State workers won’t have to pay anything for themselves. Their premiums are paid by the state.
In the self-funded program, employees covering their entire family will see no change in what they currently pay in the self-funded program — $256.59. Families in the HMO program will see a 49 percent decrease to $179.58 monthly.
Employees covering only their spouse will face a 9 percent increase to $147.81 in the self-funded program and a 36 percent decrease to $103.45 in HMO. The employee covering children only with no spouse will get a 7 percent decrease to $112.62 under self-funded and a 22 percent decrease to $78.82 monthly under HMO.
Retirees covering themselves and their spouse will get a 9 percent decrease under self-funded and a 35 percent decrease under HMO.
For active non-state employees, the rate will climb from $322.08 to $468.42 in January under self-funded. Similar increases were ordered for those covering a spouse or the entire family — about 45 percent in each case.

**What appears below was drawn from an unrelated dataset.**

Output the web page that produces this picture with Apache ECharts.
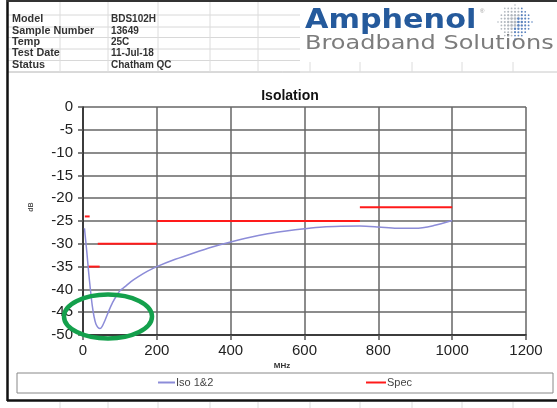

Non-state retirees sticking with the self-funded plan will see their monthly cost more than double from $347.11 to $711.67. Again, similar increases — all over 100 percent — are ordered for retirees covering a spouse or family.
But non-state employees, both active and retired, will see almost no change in what they currently pay if they are in the HMO plan.
The changes, along with those approved Thursday, are designed to put the benefits program back on its feet financially. But lawmakers and the governor have already been told it will take another large cash infusion once the 2003 Legislature starts to finish the job.